Task requirements:
Scan the data below for the string "source". Show every line where it turns up.

(Rows from a dataset of charts and code)
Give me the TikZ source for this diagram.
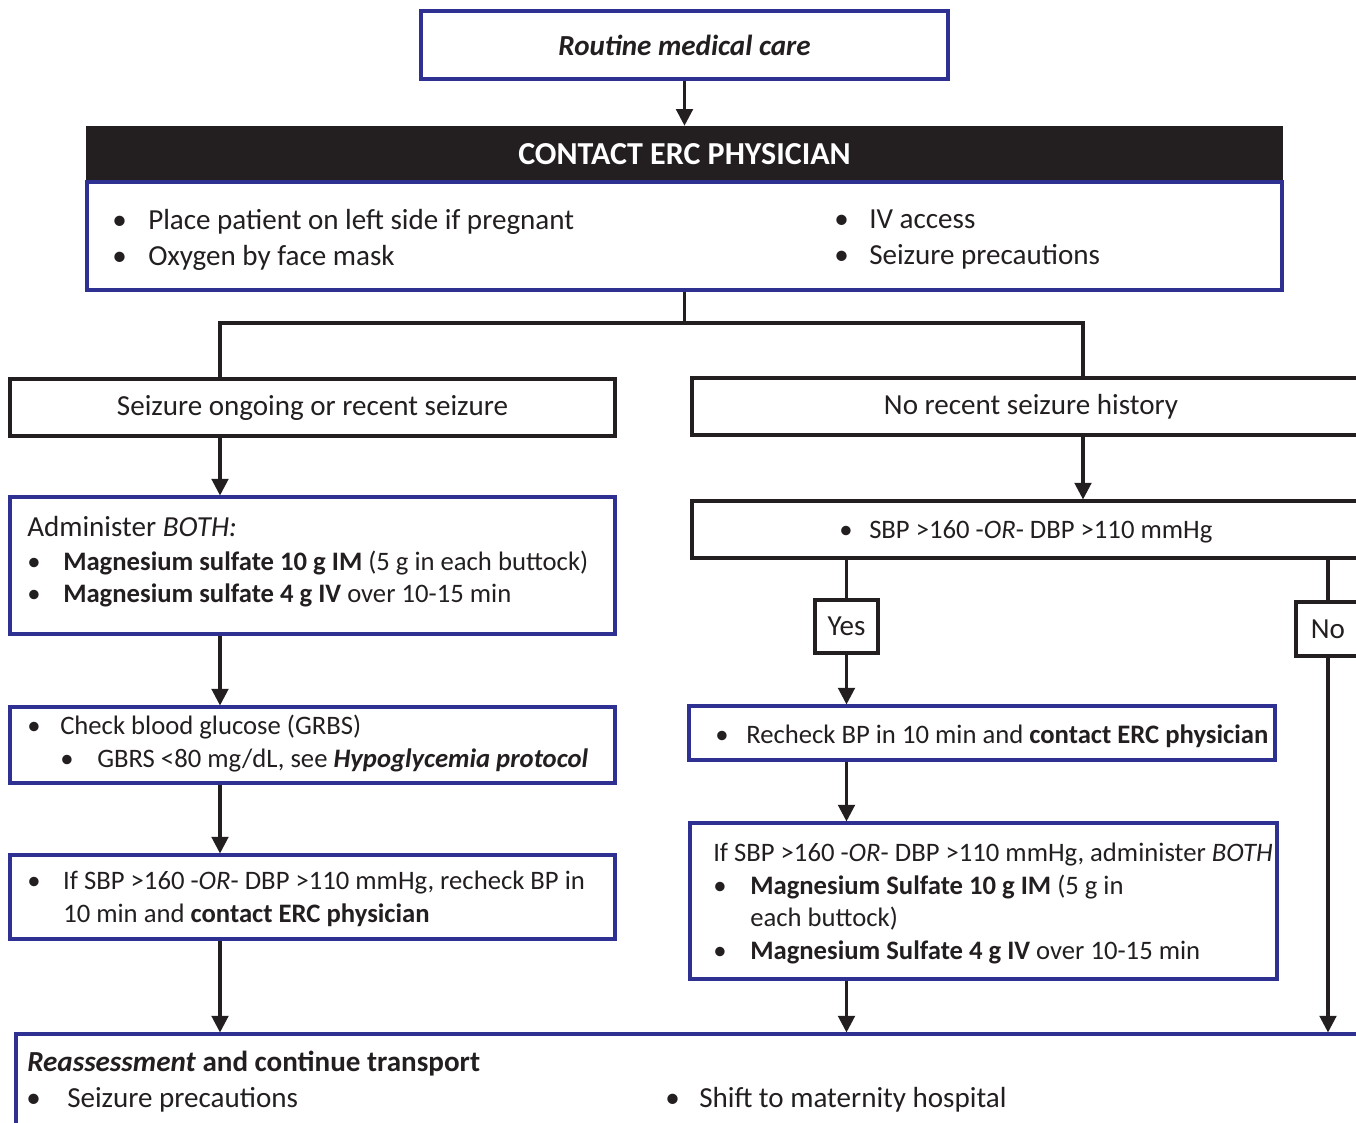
\documentclass[tikz,border=0pt]{standalone}
\usepackage{fontspec}
\setmainfont{Carlito}
\usetikzlibrary{arrows.meta}
\definecolor{navy}{RGB}{46,49,146}
\definecolor{ink}{RGB}{35,31,32}
\newcommand{\bul}[1]{\makebox[#1][l]{\textbullet}}

\begin{document}
\begin{tikzpicture}[x=0.75pt,y=-0.75pt,
  bluebox/.style={draw=navy,line width=2.3pt,fill=white,inner sep=0pt,text=ink},
  blackbox/.style={draw=ink,line width=2.3pt,fill=white,inner sep=0pt,text=ink},
  txt/.style={anchor=base west,inner sep=0pt,text=ink},
  sm/.style={font=\fontsize{20}{24}\selectfont},
  con/.style={draw=ink,line width=2.3pt},
  arr/.style={con,-{Triangle[width=12.5pt,length=12.5pt]}},
  every node/.style={font=\fontsize{21.8}{26}\selectfont}]
\useasboundingbox (0,0) rectangle (1356,1122);
\clip (0,0) rectangle (1356,1122);

% boxes
\node[bluebox,minimum width=395.25pt,minimum height=51pt] (routine) at (684.5,45) {\textbf{\textit{Routine medical care}}};
\node[fill=ink,text=white,inner sep=0pt,minimum width=898pt,minimum height=42pt,font=\fontsize{24}{28}\selectfont] (contact) at (684.5,154) {\textbf{CONTACT ERC PHYSICIAN}};
\node[bluebox,minimum width=896.25pt,minimum height=81pt] (info) at (684.5,236) {};
\node[blackbox,minimum width=453.75pt,minimum height=42.75pt] (seiz) at (312.5,407.5) {Seizure ongoing or recent seizure};
\node[blackbox,minimum width=508.5pt,minimum height=42.75pt] (nohist) at (1031,406.5) {No recent seizure history};
\node[bluebox,minimum width=453.75pt,minimum height=102.75pt] (admin) at (312.5,565.5) {};
\node[bluebox,minimum width=453.75pt,minimum height=57pt] (gluc) at (312.5,745) {};
\node[bluebox,minimum width=453.75pt,minimum height=63pt] (bpchk) at (312.5,897) {};
\node[blackbox,minimum width=508.5pt,minimum height=42.75pt] (sbp) at (1031,529.5) {};
\node[blackbox,minimum width=47.25pt,minimum height=39.75pt] (yes) at (846.5,626.5) {Yes};
\node[blackbox,minimum width=48pt,minimum height=40.5pt] (no) at (1328,629) {No};
\node[bluebox,minimum width=439.5pt,minimum height=40.5pt] (recheck) at (982,733) {};
\node[bluebox,minimum width=440.25pt,minimum height=117pt] (magr) at (983.5,901) {};
\node[bluebox,minimum width=1012.5pt,minimum height=75pt] (reassess) at (691,1084) {};

% connectors
\coordinate (split) at (684.5,323);
\coordinate (lsplit) at (220,323);
\coordinate (rsplit) at (1083,323);
\draw[arr] (routine.south) -- (contact.north);
\draw[con] (info.south) -- (split);
\draw[con,line join=miter] (lsplit |- seiz.north) -- (lsplit) -- (rsplit) -- (rsplit |- nohist.north);
\draw[arr] (seiz.south -| lsplit) -- (admin.north -| lsplit);
\draw[arr] (admin.south -| lsplit) -- (gluc.north -| lsplit);
\draw[arr] (gluc.south -| lsplit) -- (bpchk.north -| lsplit);
\draw[arr] (bpchk.south -| lsplit) -- (reassess.north -| lsplit);
\draw[arr] (nohist.south -| rsplit) -- (sbp.north -| rsplit);
\draw[con] (sbp.south -| yes) -- (yes.north);
\draw[arr] (yes.south) -- (recheck.north -| yes);
\draw[arr] (recheck.south -| yes) -- (magr.north -| yes);
\draw[arr] (magr.south -| yes) -- (reassess.north -| yes);
\draw[con] (sbp.south -| no) -- (no.north);
\draw[arr] (no.south) -- (reassess.north -| no);

% texts
\node[txt] (info1) at (112,229) {\bul{27pt}Place patient on left side if pregnant};
\node[txt] (info2) at (112,265) {\bul{27pt}Oxygen by face mask};
\node[txt] (info3) at (834,228) {\bul{26.25pt}IV access};
\node[txt] (info4) at (834,264) {\bul{26.25pt}Seizure precautions};

\node[txt] (admin1) at (27,536) {Administer \textit{BOTH:}};
\node[txt,sm] (admin2) at (27,570) {\bul{27pt}\textbf{Magnesium sulfate 10 g IM} (5 g in each buttock)};
\node[txt,sm] (admin3) at (27,602) {\bul{27pt}\textbf{Magnesium sulfate 4 g IV} over 10-15 min};

\node[txt,sm] (gluc1) at (27,734) {\bul{24.75pt}Check blood glucose (GRBS)};
\node[txt,sm] (gluc2) at (60,767) {\bul{27.75pt}GBRS <80 mg/dL, see \textbf{\textit{Hypoglycemia protocol}}};

\node[txt,sm] (bpchk1) at (27,889) {\bul{27pt}If SBP >160 -\textit{OR}- DBP >110 mmHg, recheck BP in};
\node[txt,sm] (bpchk2) at (63,922) {10 min and \textbf{contact ERC physician}};

\node[txt,sm] (sbp1) at (839,538) {\bul{22.5pt}SBP >160 -\textit{OR}- DBP >110 mmHg};
\node[txt,sm] (recheck1) at (715,743) {\bul{23.25pt}Recheck BP in 10 min and \textbf{contact ERC physician}};

\node[txt,sm] (magr1) at (713,861) {If SBP >160 -\textit{OR}- DBP >110 mmHg, administer \textit{BOTH}};
\node[txt,sm] (magr2) at (713,894) {\bul{27.75pt}\textbf{Magnesium Sulfate 10 g IM} (5 g in};
\node[txt,sm] (magr3) at (750,926) {each buttock)};
\node[txt,sm] (magr4) at (713,959) {\bul{27.75pt}\textbf{Magnesium Sulfate 4 g IV} over 10-15 min};

\node[txt] (re1) at (27,1071) {\textbf{\textit{Reassessment} and continue transport}};
\node[txt] (re2) at (26,1107) {\bul{30.75pt}Seizure precautions};
\node[txt] (re3) at (665,1107) {\bul{25.5pt}Shift to maternity hospital};
\end{tikzpicture}
\end{document}
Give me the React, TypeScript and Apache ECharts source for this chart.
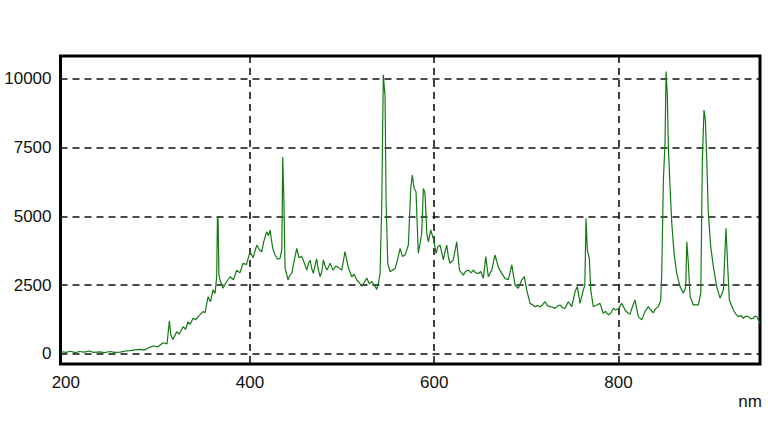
import React, { useEffect, useRef } from "react";
import * as echarts from "echarts";

const wavelengths: number[] = [
  195.9, 200, 205, 210, 215, 220, 225, 230, 237, 242, 248, 253, 259, 265, 270, 275, 281, 285, 290, 295,
  300, 305.5, 309.9, 312.4, 314, 316.1, 318, 320.4, 323, 327.3, 330, 332.7, 335, 338.1, 341, 345.7, 349, 351.1,
  354.4, 357, 359.8, 362, 363.8, 364.6, 365.3, 366.2, 367.4, 370.7, 374, 378.3, 382, 385.6, 389, 392.4, 396,
  400, 403.3, 407.3, 410, 412.7, 415, 418.1, 420, 421.7, 423.6, 425, 427.1, 430, 432.6, 434.5, 435.5, 436.8,
  438, 441.3, 443, 445.3, 448, 450.7, 453, 456.1, 459, 461.6, 463.5, 465.2, 467, 468.7, 470.5, 472.4, 474,
  476, 478, 479.6, 481.5, 483.3, 485, 486.9, 490.1, 493, 495.9, 499.6, 503.1, 506.7, 510.4, 513, 515.9, 518.5,
  521.3, 524, 526.7, 529.5, 532.1, 535, 537.6, 539.5, 541.2, 543, 544.7, 546.6, 547.7, 549.5, 552, 554.5,
  557.4, 560, 562.9, 565.5, 568.3, 571.9, 574.5, 576.2, 578.1, 580.2, 582.7, 584.5, 586.4, 588.2, 590, 591.9,
  593.6, 596.2, 599, 602, 604, 606.3, 608, 609.9, 611.5, 613.6, 615.5, 617.2, 620.7, 624.4, 627.3, 631.6, 634,
  637, 640, 642.5, 645, 647.9, 650.5, 653.3, 656, 658.7, 662.4, 666, 669.6, 673.3, 676.9, 680.5, 684.2, 687.7,
  691.3, 695, 697.8, 700.4, 704, 707, 709.4, 712, 714.9, 718, 720.3, 723, 725.7, 728.5, 731.2, 734, 736.6,
  739.5, 742, 745.6, 749.3, 752.9, 755.4, 758.3, 761.9, 763.5, 764.8, 766.2, 768.4, 769.9, 772.7, 776.4, 780,
  783.6, 786, 789, 792, 794.5, 797, 799.9, 803.6, 807.2, 810, 812.6, 815, 818, 821.6, 825.3, 828.9, 832.5,
  835, 837.9, 840.5, 843.3, 845.9, 847, 848.8, 850.6, 851.7, 853.1, 854.2, 856, 857.9, 860.4, 863.3, 866.9,
  870.5, 873.1, 874.2, 875.9, 877.8, 881.3, 884, 886.7, 889.4, 891.1, 892.9, 894.4, 895.9, 897.6, 900.2,
  903.1, 906.7, 910.3, 913.9, 915.4, 916.8, 918.3, 920.4, 924.8, 927.5, 930.2, 933, 935.6, 938.5, 941.1,
  943.8, 946.5, 948.5, 950.2, 953.7,
];

const intensities: number[] = [
  80, 60, 100, 50, 90, 70, 110, 60, 80, 50, 90, 60, 70, 110, 120, 150, 170, 140, 230, 290,
  260, 410, 370, 1210, 700, 530, 650, 810, 720, 990, 900, 1170, 1080, 1300, 1250, 1430, 1540, 1500,
  2080, 1900, 2330, 2200, 2810, 4970, 4900, 2900, 2690, 2390, 2600, 2810, 2700, 3050, 2950, 3300, 3250,
  3720, 3500, 3960, 3800, 3720, 4100, 4450, 4300, 4510, 4060, 3800, 3600, 3450, 3480, 3800, 7160, 5500,
  3130, 2690, 2850, 2930, 3400, 3840, 3500, 3550, 3300, 3050, 3300, 3410, 3100, 2930, 3200, 3460, 3100,
  2810, 3000, 3420, 3200, 3050, 3150, 3300, 3050, 3200, 3150, 3050, 3720, 3150, 2810, 2900, 2690, 2600,
  2470, 2600, 2760, 2550, 2640, 2500, 2350, 2600, 2930, 5420, 10150, 9360, 5600, 3300, 2990, 3050,
  3100, 3400, 3840, 3550, 3600, 3960, 6020, 6510, 6020, 5900, 3660, 4000, 4390, 6020, 5840, 4390,
  4080, 4510, 4200, 3660, 3900, 3960, 3700, 3420, 3700, 3960, 3500, 3300, 3420, 4080, 3050, 2870, 3000,
  3050, 2950, 3050, 2950, 2930, 3000, 2750, 3540, 2810, 3050, 3600, 3150, 2930, 2750, 2700, 3240, 2510,
  2390, 2690, 2810, 2330, 1840, 1780, 1720, 1760, 1720, 1800, 1900, 1750, 1720, 1700, 1660, 1750, 1780,
  1680, 1660, 1900, 1720, 2270, 2450, 1840, 2330, 2500, 4930, 3780, 3480, 2330, 1720, 1780, 1840,
  1480, 1550, 1420, 1500, 1660, 1600, 1640, 1840, 1600, 1500, 1450, 1700, 1960, 1360, 1240, 1550, 1720,
  1600, 1500, 1650, 1720, 1960, 2930, 6330, 7700, 10270, 9360, 7540, 6080, 4750, 3660, 2930, 2450,
  2210, 2450, 4080, 3300, 2090, 1780, 1800, 1780, 2210, 7050, 8870, 8500, 7050, 5120, 3900,
  3170, 2450, 2030, 2330, 3540, 4570, 3420, 1960, 1600, 1450, 1360, 1400, 1300, 1380, 1360,
  1280, 1300, 1380, 1360, 1120,
];

const xLabelValues: number[] = [200, 400, 600, 800];
const xGridValues: number[] = [400, 600, 800];
const yTickValues: number[] = [0, 2500, 5000, 7500, 10000];
const xUnit = "nm";

export default function App() {
  const ref = useRef<HTMLDivElement>(null);

  useEffect(() => {
    if (!ref.current) return;
    const chart = echarts.init(ref.current, null, { renderer: "svg" });
    const font = "'Liberation Sans', Arial, sans-serif";
    const data = wavelengths.map((w, i) => [w, intensities[i]]);
    chart.setOption({
      animation: false,
      backgroundColor: "#fff",
      grid: {
        left: 60.5,
        right: 8,
        top: 56,
        bottom: 84,
        show: true,
        borderColor: "#000",
        borderWidth: 3,
        backgroundColor: "transparent",
        containLabel: false,
        outerBoundsMode: "none",
      },
      xAxis: {
        type: "value",
        min: 194.2,
        max: 953.7,
        axisLine: { show: false },
        axisTick: { show: false, customValues: xGridValues },
        axisLabel: {
          customValues: xLabelValues,
          formatter: (v: number) => String(v),
          margin: 10,
          color: "#111",
          fontSize: 17,
          fontFamily: font,
        },
        splitLine: {
          show: true,
          lineStyle: { color: "#111", type: [7, 5], width: 1.6 },
        },
      },
      yAxis: {
        type: "value",
        min: -364,
        max: 10836,
        axisLine: { show: false },
        axisTick: { show: false, customValues: yTickValues },
        axisLabel: {
          customValues: yTickValues,
          formatter: (v: number) => String(v),
          margin: 9,
          color: "#111",
          fontSize: 17,
          fontFamily: font,
        },
        splitLine: {
          show: true,
          lineStyle: { color: "#111", type: [7, 5], width: 1.6 },
        },
      },
      graphic: [
        {
          type: "text",
          x: 750,
          y: 401,
          style: {
            text: xUnit,
            fill: "#111",
            fontSize: 17,
            fontFamily: font,
            align: "center",
            verticalAlign: "middle",
          },
        },
      ],
      series: [
        {
          type: "line",
          data,
          showSymbol: false,
          symbol: "none",
          lineStyle: { color: "#137a13", width: 1.2 },
          z: 3,
        },
      ],
    });
    return () => chart.dispose();
  }, []);

  return (
    <div
      ref={ref}
      style={{ position: "fixed", left: 0, top: 0, width: 768, height: 448 }}
    />
  );
}
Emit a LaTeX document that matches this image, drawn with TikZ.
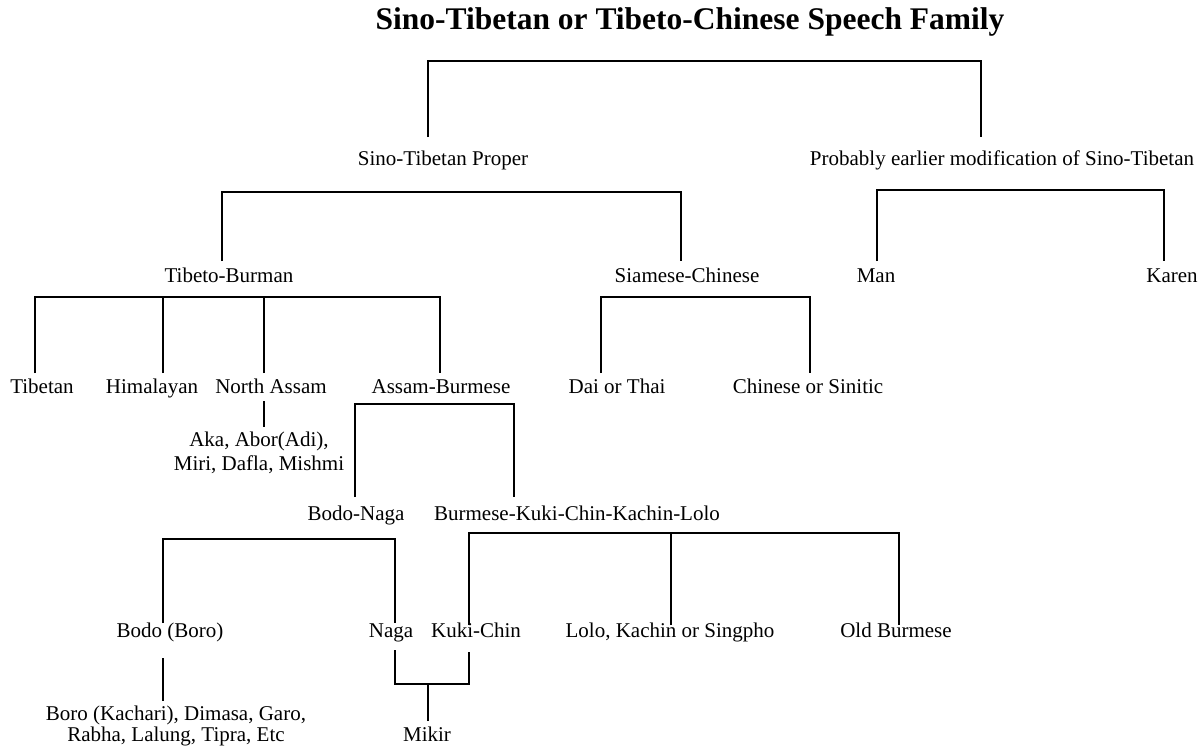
\documentclass[tikz,border=0pt]{standalone}
\usepackage{fontspec}
\setmainfont{Liberation Serif}
\newcommand\lbf{\fontsize{21}{24}\selectfont}
\newcommand\ttlf{\fontsize{31.5}{34}\selectfont\bfseries}
\begin{document}
\begin{tikzpicture}[x=1pt,y=-1pt,
  lbl/.style={inner sep=0pt, anchor=base, font=\lbf},
  conn/.style={line width=1.5pt, line join=miter}]
\useasboundingbox (0,0) rectangle (1201,745);
% ---------- labels ----------
\node[lbl, font=\ttlf] (title) at (690,29) {Sino-Tibetan or Tibeto-Chinese Speech Family};
\node[lbl] (stp)   at (443,165) {Sino-Tibetan Proper};
\node[lbl] (prob)  at (1002,165) {Probably earlier modification of Sino-Tibetan};
\node[lbl] (tb)    at (229,282) {Tibeto-Burman};
\node[lbl] (sc)    at (687,282) {Siamese-Chinese};
\node[lbl] (man)   at (876,282) {Man};
\node[lbl] (karen) at (1172,282) {Karen};
\node[lbl] (tibetan) at (42,393) {Tibetan};
\node[lbl] (himal) at (152,393) {Himalayan};
\node[lbl] (nassam) at (271,393) {North Assam};
\node[lbl] (ab)    at (441,393) {Assam-Burmese};
\node[lbl] (dai)   at (617,393) {Dai or Thai};
\node[lbl] (chin)  at (808,393) {Chinese or Sinitic};
\node[lbl] (aka)   at (259,446) {\begin{tabular}[t]{@{}c@{}}Aka, Abor(Adi),\\Miri, Dafla, Mishmi\end{tabular}};
\node[lbl] (bn)    at (356,520) {Bodo-Naga};
\node[lbl] (bkckl) at (577,520) {Burmese-Kuki-Chin-Kachin-Lolo};
\node[lbl] (bodo)  at (170,637) {Bodo (Boro)};
\node[lbl] (naga)  at (391,637) {Naga};
\node[lbl] (kuki)  at (476,637) {Kuki-Chin};
\node[lbl] (lolo)  at (670,637) {Lolo, Kachin or Singpho};
\node[lbl] (oldb)  at (896,637) {Old Burmese};
\node[lbl] (boro)  at (176,720) {\fontsize{21}{21}\selectfont\begin{tabular}[t]{@{}c@{}}Boro (Kachari), Dimasa, Garo,\\Rabha, Lalung, Tipra, Etc\end{tabular}};
\node[lbl] (mikir) at (427,741) {Mikir};
% ---------- connector end points ----------
\coordinate (b1L) at (428,61);  \coordinate (b1R) at (981,61);
\coordinate (stpT) at (428,137); \coordinate (probT) at (981,137);
\coordinate (b2L) at (222,192); \coordinate (b2R) at (681,192);
\coordinate (tbT) at (222,261); \coordinate (scT) at (681,261);
\coordinate (b2pL) at (877,190); \coordinate (b2pR) at (1164,190);
\coordinate (manT) at (877,261); \coordinate (karenT) at (1164,261);
\coordinate (b3L) at (35,297); \coordinate (b3R) at (440,297);
\coordinate (tibT) at (35,373); \coordinate (himT) at (163,373);
\coordinate (naT) at (264,373); \coordinate (abT) at (440,373);
\coordinate (b4L) at (601,297); \coordinate (b4R) at (810,297);
\coordinate (daiT) at (601,373); \coordinate (chinT) at (810,373);
\coordinate (naB) at (264,401); \coordinate (akaT) at (264,427);
\coordinate (b5L) at (355,404); \coordinate (b5R) at (514,404);
\coordinate (bnT) at (355,497); \coordinate (bkT) at (514,497);
\coordinate (b6L) at (163,539); \coordinate (b6R) at (395,539);
\coordinate (bodoT) at (163,623); \coordinate (nagaT) at (395,623);
\coordinate (b7L) at (469,533); \coordinate (b7R) at (899,533);
\coordinate (kukiT) at (469,625); \coordinate (loloT) at (671,625); \coordinate (oldT) at (899,625);
\coordinate (bodoB) at (163,658); \coordinate (boroT) at (163,701);
\coordinate (nagaB) at (395,650); \coordinate (kukiB) at (469,652);
\coordinate (j1) at (395,684); \coordinate (j2) at (469,684);
\coordinate (mikT) at (428,721);
% ---------- connectors ----------
\draw[conn] (stpT) -- (b1L) -- (b1R) -- (probT);
\draw[conn] (tbT) -- (b2L) -- (b2R) -- (scT);
\draw[conn] (manT) -- (b2pL) -- (b2pR) -- (karenT);
\draw[conn] (tibT) -- (b3L) -- (b3R) -- (abT);
\draw[conn] (himT) -- (himT |- b3L);
\draw[conn] (naT) -- (naT |- b3L);
\draw[conn] (daiT) -- (b4L) -- (b4R) -- (chinT);
\draw[conn] (naB) -- (akaT);
\draw[conn] (bnT) -- (b5L) -- (b5R) -- (bkT);
\draw[conn] (bodoT) -- (b6L) -- (b6R) -- (nagaT);
\draw[conn] (kukiT) -- (b7L) -- (b7R) -- (oldT);
\draw[conn] (loloT) -- (loloT |- b7L);
\draw[conn] (bodoB) -- (boroT);
\draw[conn] (nagaB) -- (j1) -- (j2) -- (kukiB);
\draw[conn] (mikT) -- (mikT |- j1);
\end{tikzpicture}
\end{document}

Solution for this task:
Give me the TikZ source for this diagram.
Give me the React, TypeScript and Apache ECharts source for this chart.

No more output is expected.